August 13 [1915]
Last night was remarkable for two terrific explosions which woke us at 2 a.m. and frightened us out of our wits. People have various theories of what they were - Zep[pelin] bombs, mines being exploded or our own guns a field or two away. The whole building trembled and rattled with the vibration. Have been feeling thoroughly nervy all day, silly fool that I am.
August 14
Evacuated nearly all patients, so had half day off duty and spent it at Mont des Cats with Miss Congleton. Delightful sunny day with splendid views all over Pop[eringhe], Ypres, Vlamertinghe. A Roman Catholic padre left his binoculars us, so we had a wonderful clear view beyond La Bassée, and the colours of the sky at sunset were glorious. As it got dark we saw them sending up coloured rockets from the aerodrome. . . Shells were bursting over our trenches south of Ypres. The picture was vivid, and the huge volume of smoke and muck shot up into the air gave a suggestion of what was happening to our Tommies. All the time the khaki-coloured ambulances were creeping to and fro, bringing the wounded in.
This was one of the books that Mary Robinette Kowal cited as background reading for Ghost Talkers, and I put it straight on to my reading list. I've read only one other diary from World War I (as opposed to memoirs), and it was also from a nurse, the American Helen Dore Boylston's "Sister." Like Boylston, Edith Appleton was a trained nurse, though she had years more experience before she joined Queen Alexandra's Imperial Nursing Service Reserve. A month later, she was at her first posting in France, and by February she had moved to the front. She served in hospitals and casualty stations across France and Belgium. After the Armistice, she remained to help with the transport of convalescent soldiers. The diary she kept was apparently sent home on a regular basis to her mother. In 2008, her family built a website to honor her memory, and the publication of her diaries followed.
It is clear from the entries just how hard Appleton and the other nurses worked, and how exhausted she often was. The exhaustion wasn't just physical either. Appleton took every chance she could to get away from the work, noting long walks and picnics, and writing about the "splendid views" and the scenery around her - as well as the contrast with the columns of "smoke and muck" and the long lines of wounded and dead. She appreciated simple comforts where she found them, sharing biscuits and chocolate with a friend on a walk, relaxing with a book for a few minutes. When she was assigned to a unit temporarily housed in a wing of a "lunatic asylum," the director offered the nurses the use of the patients' bathroom.

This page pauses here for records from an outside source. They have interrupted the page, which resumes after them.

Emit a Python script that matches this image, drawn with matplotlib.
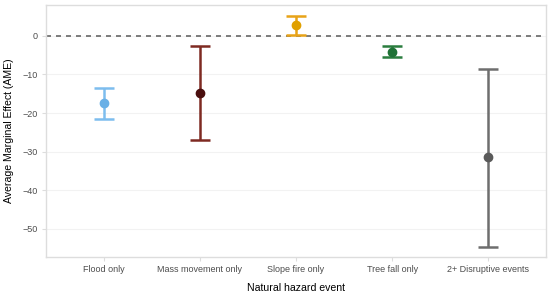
import matplotlib
matplotlib.use("Agg")
import matplotlib.pyplot as plt

categories = ["Flood only", "Mass movement only", "Slope fire only", "Tree fall only", "2+ Disruptive events"]
ame = [-17.4, -14.8, 2.7, -4.1, -31.5]
upper = [-13.6, -2.5, 5.2, -2.6, -8.5]
lower = [-21.5, -27.0, 0.1, -5.4, -54.6]
line_colors = ["#7DBDEE", "#7E2A22", "#E8A317", "#2A7D3E", "#6E6E6E"]
point_colors = ["#6AB0E6", "#4A0E0E", "#E0A000", "#1F7236", "#5A5A5A"]
yticks = [0, -10, -20, -30, -40, -50]

plt.rcParams['font.family'] = ['Liberation Sans', 'DejaVu Sans']
fig = plt.figure(figsize=(5.5, 2.97), dpi=100)
ax = fig.add_axes([46/550, 1-257/297, 500/550, 252/297])

xs = list(range(1, len(categories)+1))
for x, m, lo, hi, lc, pc in zip(xs, ame, lower, upper, line_colors, point_colors):
    ax.errorbar([x], [m], yerr=[[m-lo], [hi-m]], fmt='none', ecolor=lc,
                elinewidth=1.8, capsize=7.5, capthick=1.8, zorder=3)
    ax.plot([x], [m], 'o', color=pc, markersize=6, zorder=4)

ax.axhline(0, color="#666666", linestyle=(0, (3, 3)), linewidth=1.2, zorder=2)
ax.set_xlim(0.4, 5.6)
ax.set_ylim(-57.3, 8.0)
ax.set_xticks(xs)
ax.set_xticklabels(categories)
ax.set_yticks(yticks)
ax.set_yticklabels(["0", "\u221210", "\u221220", "\u221230", "\u221240", "\u221250"])
ax.grid(axis='y', color="#F2F2F2", linewidth=0.8, zorder=0)
ax.set_axisbelow(True)
for s in ax.spines.values():
    s.set_color("#DDDDDD")
    s.set_linewidth(1.0)
ax.tick_params(axis='both', colors="#DDDDDD", labelcolor="#4D4D4D", labelsize=6.5, length=3, pad=3)
fig.text(296/550, 1-288/297, "Natural hazard event", fontsize=7.6, color="black",
         ha='center', va='center')
ax.set_ylabel("Average Marginal Effect (AME)", fontsize=7.6, color="black", labelpad=6)

fig.savefig("out.png", dpi=100)
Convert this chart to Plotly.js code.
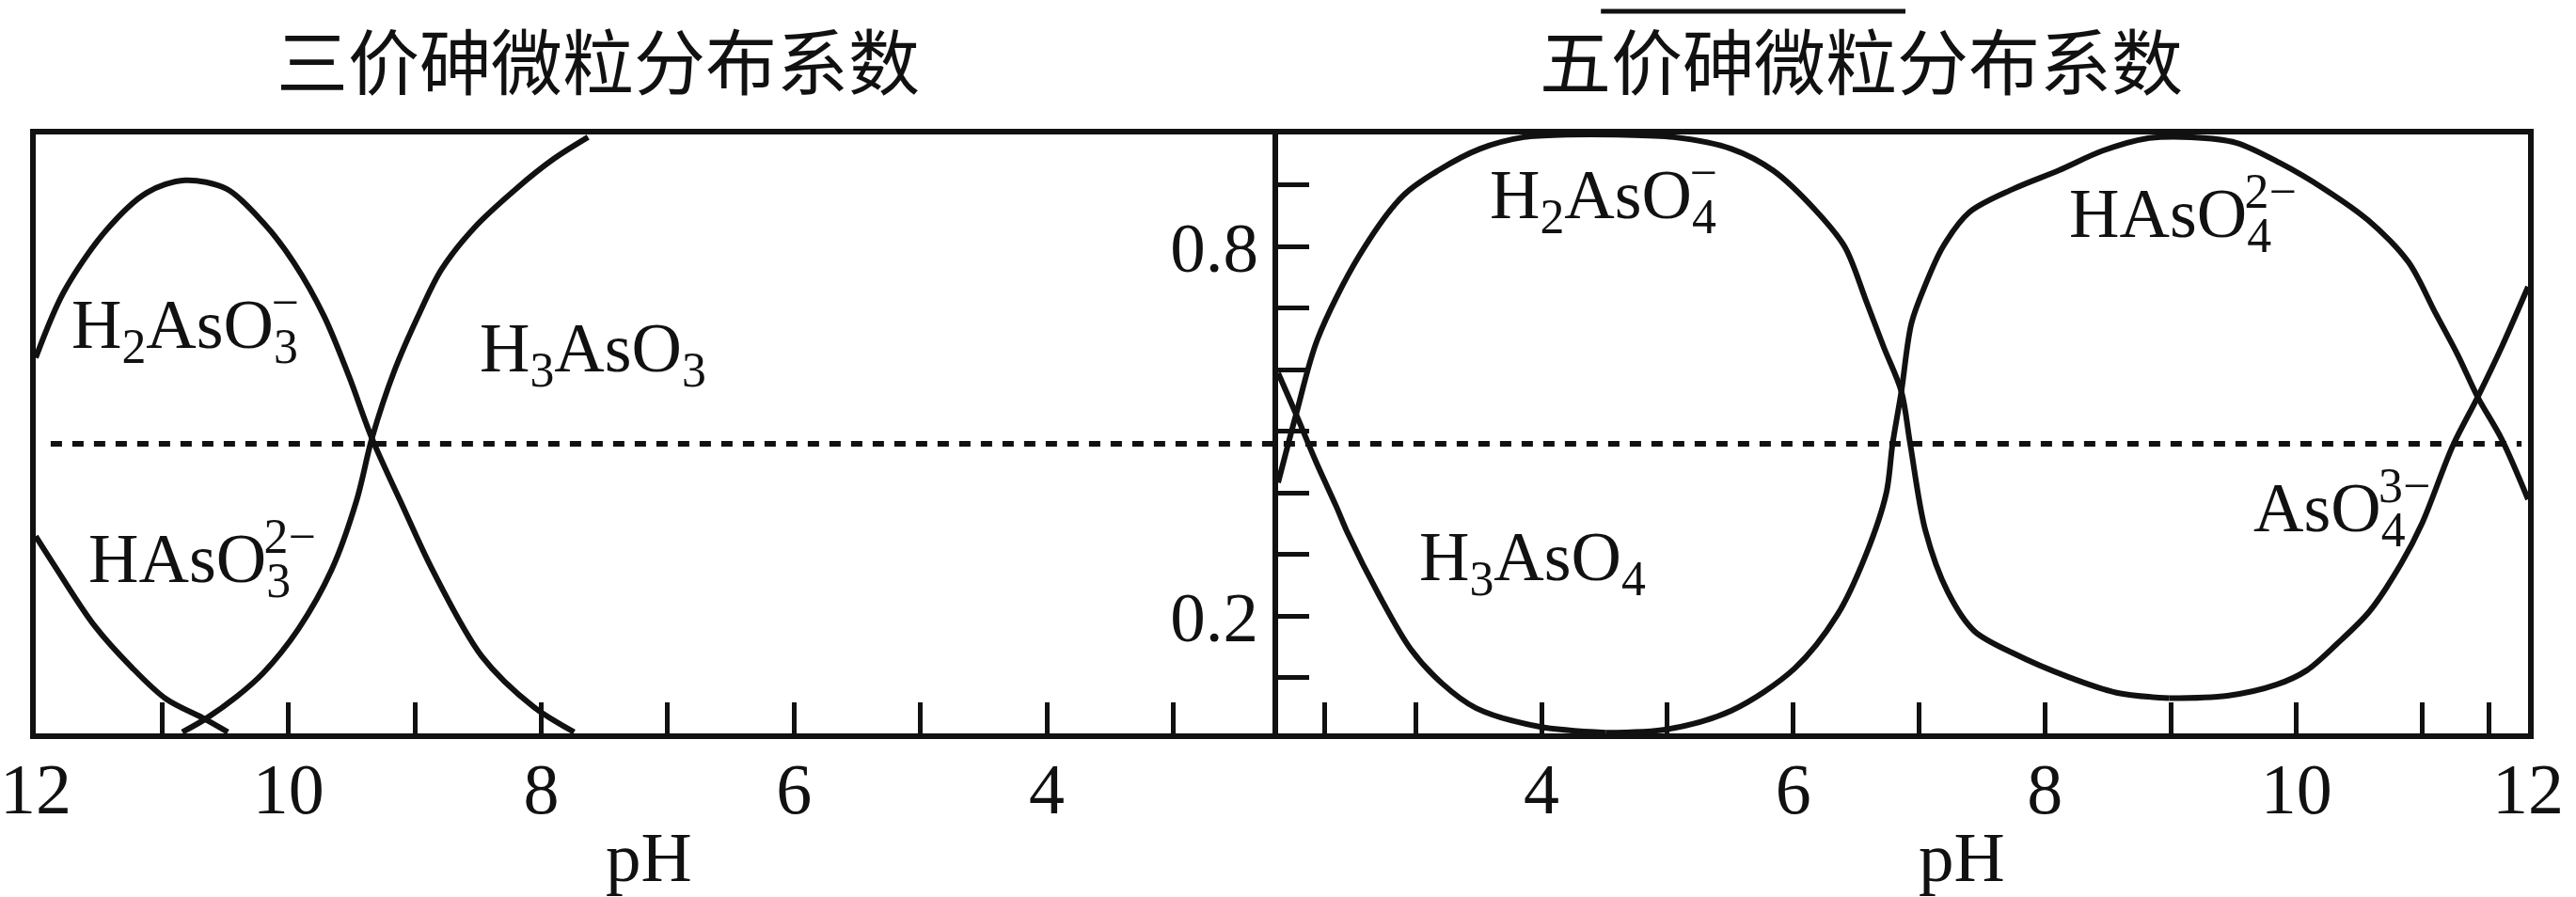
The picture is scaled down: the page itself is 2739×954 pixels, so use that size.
<!DOCTYPE html>
<html>
<head>
<meta charset="utf-8">
<script src="https://cdn.plot.ly/plotly-3.0.1.min.js"></script>
<style>
  html, body { margin: 0; padding: 0; background: #fff; }
  #chart { width: 2739px; height: 954px; }
</style>
</head>
<body>
<div id="chart"></div>
<script>
// Axis extents: the As(III) panel runs from pH 12 downwards, the As(V) panel up to pH 12
const phRangeIII = [12, 2.17];
const phRangeV = [1.907, 11.84];
const fractionRange = [0.0099, 0.9824];

const phTicksIII = [12, 10, 8, 6, 4];
const phMinorIII = [11, 9, 7, 5, 3];
const phTicksV = [4, 6, 8, 10, 11.84];
const phTickTextV = ['4', '6', '8', '10', '12'];
const phMinorV = [2.28, 3, 5, 7, 9, 11, 11.53];
const fracTicks = [0.2, 0.8];
const fracMinor = [0.1, 0.3, 0.4, 0.5, 0.6, 0.7, 0.9];
const halfLevel = 0.48;

// 三价砷 (As(III)) species
const h2aso3PH = [12.0, 11.78, 11.45, 11.12, 10.82, 10.49, 10.19, 9.96, 9.72, 9.52, 9.34, 9.09, 8.86, 8.47, 8.06, 7.74];
const h2aso3F  = [0.62, 0.726, 0.825, 0.888, 0.908, 0.894, 0.837, 0.775, 0.688, 0.589, 0.489, 0.376, 0.275, 0.135, 0.053, 0.012];

const h3aso3PH = [10.84, 10.66, 10.42, 10.2, 9.92, 9.66, 9.46, 9.34, 9.16, 8.96, 8.79, 8.53, 8.2, 7.9, 7.63];
const h3aso3F  = [0.012, 0.033, 0.068, 0.108, 0.18, 0.275, 0.389, 0.489, 0.6, 0.694, 0.763, 0.831, 0.894, 0.943, 0.978];

const haso3PH = [12.0, 11.86, 11.54, 11.24, 10.97, 10.66, 10.48];
const haso3F  = [0.33, 0.285, 0.186, 0.117, 0.066, 0.033, 0.012];

// 五价砷 (As(V)) species
const h3aso4PH = [1.907, 2.05, 2.21, 2.37, 2.46, 2.71, 2.96, 3.21, 3.48, 3.98, 4.51];
const h3aso4F  = [0.595, 0.528, 0.45, 0.378, 0.335, 0.234, 0.147, 0.091, 0.051, 0.021, 0.011];

const h2aso4PH = [1.907, 2.05, 2.22, 2.55, 2.9, 3.18, 3.51, 3.86, 4.2, 4.6, 5.05, 5.51, 5.84, 6.17, 6.41, 6.58, 6.72, 6.86, 6.93, 7.05, 7.23, 7.44, 7.75, 8.18, 8.57, 8.99];
const h2aso4F  = [0.417, 0.528, 0.65, 0.785, 0.883, 0.924, 0.959, 0.978, 0.982, 0.982, 0.978, 0.959, 0.924, 0.861, 0.8, 0.712, 0.637, 0.565, 0.48, 0.34, 0.239, 0.176, 0.14, 0.102, 0.076, 0.067];

const haso4PH = [4.51, 5.01, 5.51, 6.01, 6.35, 6.58, 6.74, 6.79, 6.86, 6.94, 7.05, 7.19, 7.4, 7.75, 8.11, 8.46, 8.81, 9.16, 9.52, 9.87, 10.22, 10.57, 10.89, 11.1, 11.28, 11.44, 11.63, 11.84];
const haso4F  = [0.011, 0.017, 0.047, 0.115, 0.202, 0.301, 0.4, 0.48, 0.565, 0.676, 0.738, 0.8, 0.856, 0.894, 0.924, 0.956, 0.976, 0.978, 0.969, 0.936, 0.894, 0.843, 0.775, 0.694, 0.625, 0.556, 0.488, 0.39];

const aso4PH = [8.99, 9.45, 9.84, 10.08, 10.32, 10.58, 10.83, 11.0, 11.24, 11.44, 11.63, 11.84];
const aso4F  = [0.067, 0.071, 0.089, 0.112, 0.155, 0.208, 0.285, 0.352, 0.476, 0.556, 0.637, 0.735];

// Species labels: [text, pH of left edge, fraction at cap centre, axis]
const speciesLabels = [
  ['H<sub>2</sub>AsO<sub style="letter-spacing:-0.55em">3</sub><sup>−</sup>', 11.73, 0.674, 'x'],
  ['HAsO<sub style="letter-spacing:-0.55em">3</sub><sup>2−</sup>', 11.60, 0.301, 'x'],
  ['H<sub>3</sub>AsO<sub>3</sub>', 8.50, 0.627, 'x'],
  ['H<sub>2</sub>AsO<sub style="letter-spacing:-0.55em">4</sub><sup>−</sup>', 3.57, 0.885, 'x2'],
  ['H<sub>3</sub>AsO<sub>4</sub>', 3.01, 0.289, 'x2'],
  ['HAsO<sub style="letter-spacing:-0.55em">4</sub><sup>2−</sup>', 8.18, 0.863, 'x2'],
  ['AsO<sub style="letter-spacing:-0.55em">4</sub><sup>3−</sup>', 9.64, 0.384, 'x2']
];

const panelTitles = [['三价砷微粒分布系数', 7.55, 'x'], ['五价砷微粒分布系数', 6.54, 'x2']];
const axisTitles = [['pH', 7.15, 'x'], ['pH', 7.34, 'x2']];

const SERIF = 'Liberation Serif, Times New Roman, serif';
const CJK = 'Noto Sans CJK SC, sans-serif';
const INK = '#111';
const STROKE = 6;

function curve(x, y, xa, ya, name) {
  return {
    x: x, y: y, xaxis: xa, yaxis: ya, name: name,
    type: 'scatter', mode: 'lines',
    line: { color: INK, width: STROKE, shape: 'spline', smoothing: 0.9 },
    hoverinfo: 'skip', showlegend: false
  };
}

const traces = [
  curve(h2aso3PH, h2aso3F, 'x', 'y', 'H2AsO3-'),
  curve(h3aso3PH, h3aso3F, 'x', 'y', 'H3AsO3'),
  curve(haso3PH, haso3F, 'x', 'y', 'HAsO3 2-'),
  curve(h3aso4PH, h3aso4F, 'x2', 'y2', 'H3AsO4'),
  curve(h2aso4PH, h2aso4F, 'x2', 'y2', 'H2AsO4-'),
  curve(haso4PH, haso4F, 'x2', 'y2', 'HAsO4 2-'),
  curve(aso4PH, aso4F, 'x2', 'y2', 'AsO4 3-')
];

const split = 1321 / 2650;

const minorTicks = vals => ({
  tickmode: 'array', tickvals: vals, ticks: 'inside', ticklen: 33, tickwidth: 5, tickcolor: INK, showgrid: false
});

const xCommon = {
  showline: true, linecolor: INK, linewidth: STROKE, mirror: true,
  showgrid: false, zeroline: false,
  ticks: 'inside', ticklen: 33, tickwidth: 5, tickcolor: INK,
  ticklabelstandoff: -12,
  tickfont: { family: SERIF, size: 76, color: INK },
  fixedrange: true
};

const layout = {
  width: 2739, height: 954,
  margin: { l: 38, r: 51, t: 143, b: 174 },
  paper_bgcolor: '#fff', plot_bgcolor: '#fff',
  showlegend: false,
  xaxis: Object.assign({}, xCommon, {
    domain: [0, split], anchor: 'y', range: phRangeIII,
    tickmode: 'array', tickvals: phTicksIII, ticktext: phTicksIII.map(String),
    minor: minorTicks(phMinorIII)
  }),
  xaxis2: Object.assign({}, xCommon, {
    domain: [split, 1], anchor: 'y2', range: phRangeV,
    tickmode: 'array', tickvals: phTicksV, ticktext: phTickTextV,
    minor: minorTicks(phMinorV)
  }),
  yaxis: {
    anchor: 'x', range: fractionRange, showline: true, linecolor: INK, linewidth: STROKE, mirror: false,
    showgrid: false, zeroline: false, ticks: '', showticklabels: false, fixedrange: true
  },
  yaxis2: {
    anchor: 'x2', range: fractionRange, showline: true, linecolor: INK, linewidth: STROKE, mirror: true,
    showgrid: false, zeroline: false,
    ticks: 'inside', ticklen: 33, tickwidth: 5, tickcolor: INK,
    tickmode: 'array', tickvals: fracTicks, ticktext: fracTicks.map(v => v.toFixed(1)),
    tickfont: { family: SERIF, size: 75, color: INK },
    minor: minorTicks(fracMinor),
    fixedrange: true
  },
  shapes: [
    // dotted reference level across both panels
    { type: 'line', xref: 'paper', yref: 'y', x0: 0.006, x1: 0.9974, y0: halfLevel, y1: halfLevel,
      line: { color: INK, width: 6, dash: '12px,11px' } },
    // answer blank from the line of text above
    { type: 'line', xref: 'paper', yref: 'paper', x0: 0.628, x1: 0.7502, y0: 1.2057, y1: 1.2057,
      line: { color: INK, width: 5 } }
  ],
  annotations: []
};

speciesLabels.forEach(([text, x, y, xa]) => {
  layout.annotations.push({
    text: text, x: x, y: y, xref: xa, yref: xa === 'x' ? 'y' : 'y2',
    xanchor: 'left', yanchor: 'middle', showarrow: false,
    font: { family: SERIF, size: 74, color: INK }
  });
});

panelTitles.forEach(([text, x, xa]) => {
  layout.annotations.push({
    text: text, x: x, y: 1.127, xref: xa, yref: 'paper',
    xanchor: 'center', yanchor: 'middle', showarrow: false,
    font: { family: CJK, size: 76, color: INK }
  });
});

axisTitles.forEach(([text, x, xa]) => {
  layout.annotations.push({
    text: text, x: x, y: -0.2072, xref: xa, yref: 'paper',
    xanchor: 'center', yanchor: 'middle', showarrow: false,
    font: { family: SERIF, size: 75, color: INK }
  });
});

Plotly.newPlot('chart', traces, layout, { staticPlot: true, displayModeBar: false });
</script>
</body>
</html>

I don't fancy bathing in company, but since I have not sat in water deeper than an inch since last year, the temptation is great. . .Three of us went up to another part of the asylum at 7 a.m, and had a deep BATH! Up to our necks in water - glorious! A dear old nun came trotting in when I was in my bath and felt to see if the water was the right heat. She thought the bath was too full and pulled the plug by a patent in the floor. I was sitting on the hole where the water runs away and was sucked hard into it!Even more than a century later, it is difficult to read about the suffering of Appleton's patients. She didn't go into gruesome detail, perhaps because she was writing for her mother, but she didn't gloss over things either. She recorded the first use of gas in the trenches, and its effects on the men coming in to her ward. She noteed the deaths of individual patients who somehow stood out amidst all the carnage. She tried to give them all a clean handkerchief, because that small thing brought them great comfort. This is not a comfortable book to read - and it shouldn't be - but it is a wonderful record of one part of the Great War by a brave, observant and compassionate woman.